Tough-looking stranger has something to say about schoolboy’s studies.

It’s pretty common to see Japanese teens studying on the train, either getting a head start on their homework for the day or doing some last-minute cramming for a test they’re on their way to take. So when Hiroshi Sasaki (@popeetheclown on Twitter), a second-year high school student, had his math textbook out while riding the rails, most of the other passengers probably hardly even noticed.

The tough-looking middle-aged man sitting next to Hiroshi, though, was an exception. Looking over at the teen’s schoolwork, the rugged, world-wise stranger felt he needed to impart some additional wisdom of his own on Hiroshi.

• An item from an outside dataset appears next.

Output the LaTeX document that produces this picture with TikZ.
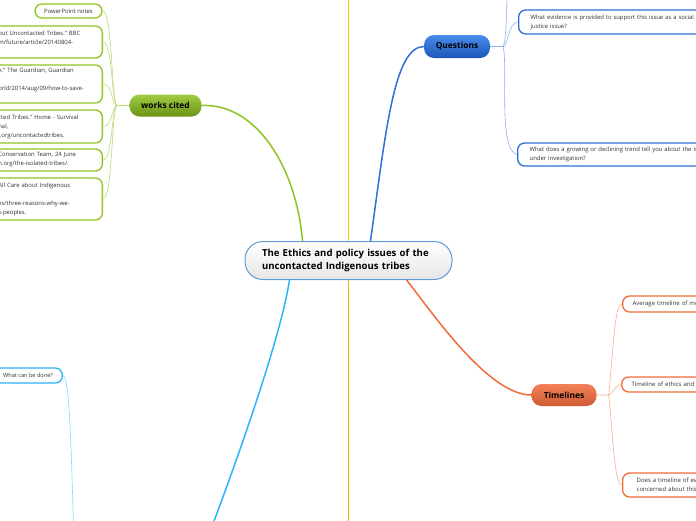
\documentclass[tikz,border=0pt]{standalone}
\usepackage{fontspec}
\setmainfont{Open Sans}
\definecolor{cblue}{HTML}{2E6FD8}
\definecolor{cblueT}{HTML}{4A8CEB}
\definecolor{cblueB}{HTML}{1C56B8}
\definecolor{cgreen}{HTML}{8FC31F}
\definecolor{corange}{HTML}{F26B3B}
\definecolor{clblue}{HTML}{29B6F6}
\definecolor{cyelA}{HTML}{F2D500}
\definecolor{cyelB}{HTML}{F6B400}
\definecolor{cborder}{HTML}{5A9BD8}
\definecolor{ctext}{HTML}{333333}
\begin{document}
\begin{tikzpicture}[x=1pt,y=-1pt,
  centerbox/.style={draw=cborder,line width=1pt,rounded corners=18pt,top color=white,bottom color=black!10,
    minimum width=207pt,minimum height=38pt,inner xsep=17pt,text width=173pt,align=left,
    font=\bfseries\fontsize{9.6}{13}\selectfont},
  mainnode/.style={rounded corners=10pt,minimum height=22pt,inner sep=0pt,font=\bfseries\fontsize{8.4}{10}\selectfont,text=black},
  childbox/.style={fill=white,line width=1.3pt,rounded corners=7pt,inner ysep=0pt,align=left,text=ctext},
  gbox/.style={childbox,draw=cgreen,anchor=east,inner xsep=9pt,text width=95pt,font=\fontsize{5.9}{9}\selectfont},
  bbox/.style={childbox,draw=cblue,anchor=west,inner xsep=12pt,text width=220pt,font=\fontsize{5.9}{9}\selectfont},
  obox/.style={childbox,draw=corange,anchor=west,inner xsep=10pt,text width=220pt,font=\fontsize{6.0}{9}\selectfont},
  lbbox/.style={childbox,draw=clblue,anchor=east,inner xsep=9.5pt,font=\fontsize{5.6}{9}\selectfont},
  mainline/.style={line width=1.5pt},
  subline/.style={line width=0.6pt}]
\useasboundingbox (0,0) rectangle (696,520);
\clip (0,0) rectangle (696,520);

% central topic
\node[centerbox] (c) at (348.5,260.5) {The Ethics and policy issues of the\\uncontacted Indigenous tribes};

% yellow branch (vertical)
\coordinate (ytop) at (348.5,-5);
\coordinate (ybot) at (348.5,525);
\draw[mainline,cyelA] (c.north) -- (ytop);
\draw[mainline,cyelB] (c.south) -- (ybot);

% main topics
\node[mainnode,top color=cblueT,bottom color=cblueB,minimum width=66pt,minimum height=23pt] (q) at (457,46.5) {Questions};
\node[mainnode,top color=cgreen!85!white,bottom color=cgreen!75!black,minimum width=72pt] (wc) at (165.5,105.5) {works cited};
\node[mainnode,top color=corange!85!white,bottom color=corange!85!black,minimum width=65pt] (t) at (564,395) {Timelines};

% main connectors
\draw[mainline,cgreen] ([xshift=-46pt]c.north) .. controls (296,165) and (255,103) .. (wc.east);
\draw[mainline,cblue] ([xshift=22pt]c.north) .. controls (386,130) and (394,47) .. (q.west);
\draw[mainline,corange] ([xshift=58pt]c.south) .. controls (432,312) and (488,395) .. (t.west);
\coordinate (lbend) at (205,545);
\draw[mainline,clblue] ([xshift=-59pt]c.south) .. controls (282,330) and (245,440) .. (lbend);

% works cited children
\node[gbox,anchor=center,text width=,inner xsep=0pt,align=center,minimum width=67pt,minimum height=14pt] (g1) at (68.5,11) {PowerPoint notes};
\node[gbox,minimum height=32pt] (g2) at (103,42) {out Uncontacted Tribes." BBC\\m/future/article/20140804-\\\mbox{}};
\node[gbox,minimum height=38pt] (g3) at (103,84) {e." The Guardian, Guardian\\\mbox{}\\orld/2014/aug/09/how-to-save-\\\mbox{}};
\node[gbox,minimum height=33pt] (g4) at (103,126.5) {cted Tribes." Home - Survival\\nal,\\l.org/uncontactedtribes.};
\node[gbox,minimum height=22pt] (g5) at (103,160) {Conservation Team, 24 June\\n.org/the-isolated-tribes/.};
\node[gbox,minimum height=42pt] (g6) at (103,199) {All Care about Indigenous\\\mbox{}\\es/three-reasons-why-we-\\s-peoples.};
\coordinate (wf) at ([xshift=-12pt]wc.west);
\foreach \g in {g1,g2,g3,g4,g5,g6}{
  \draw[subline,cgreen!60!white] (wc.west) -- (wf) .. controls ([xshift=-6pt]wf) and ([xshift=10pt]\g.east) .. (\g.east);
}

% Questions children
\node[bbox,minimum height=24pt] (qe) at (518,22) {What evidence is provided to support this issue as a social\\justice issue?};
\node[bbox,minimum height=23pt] (qd) at (517,154.5) {What does a growing or declining trend tell you about the issue\\under investigation?};
\coordinate (qt) at (507,-20);
\coordinate (qf) at ([xshift=13pt]q.east);
\draw[subline,cblue!55!white] (q.east) -- (qf) .. controls (508,47) and (508,22) .. (qe.west);
\draw[subline,cblue!55!white] (qf) .. controls (506,40) and (507,15) .. (qt);
\draw[subline,cblue!55!white] (qf) .. controls (508,70) and (498,150) .. (qd.west);

% Timelines children
\node[obox,minimum height=16pt] (ta) at (622,304) {Average timeline of me};
\node[obox,minimum height=15pt] (tb) at (621,384.5) {Timeline of ethics and p};
\node[obox,minimum height=24pt,inner xsep=14pt] (tc) at (622,485) {Does a timeline of ev\\concerned about this};
\coordinate (tf) at ([xshift=12pt]t.east);
\draw[subline,corange!55!white] (t.east) -- (tf) .. controls (614,340) and (615,304) .. (ta.west);
\draw[subline,corange!55!white] (tf) .. controls (614,393) and (615,384.5) .. (tb.west);
\draw[subline,corange!55!white] (tf) .. controls (614,450) and (615,485) .. (tc.west);

% light blue child
\node[lbbox,minimum height=15pt] (lw) at (63,375.5) {What can be done?};
\coordinate (lbsub) at (74,540);
\draw[subline,clblue!55!white] (lw.east) .. controls (70,378) and (71,450) .. (lbsub);
\end{tikzpicture}
\end{document}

If you’re expecting it was something along the lines of “Whaddaya need that book learning for?”, though, you’re way off. Instead, the man said:

“Make sure you pay attention to the parts about trigonometric ratios, kid.”

The stranger wasn’t pedantically suggesting that Hiroshi simply study for the sake of studying, though. “I’m a carpenter, ya see, and I have to use sines and cosines every day,” he explained, then went on to show that he had an appreciation not just for mathematics, but for history as well, adding “The Egyptians even built the pyramids using trigonometry, ya know.”

▼ We have to admit we’d have paid a lot more attention in trig class if they’d called it “Pyramid Power Math” instead.

The stranger even left Hiroshi with a “Keep doing your best!” when the train got to his station and he got off. That’s not where the story ends, though, as Hiroshi recently tweeted an epilogue, saying,

“Mister, now I use sines and cosines every day too.”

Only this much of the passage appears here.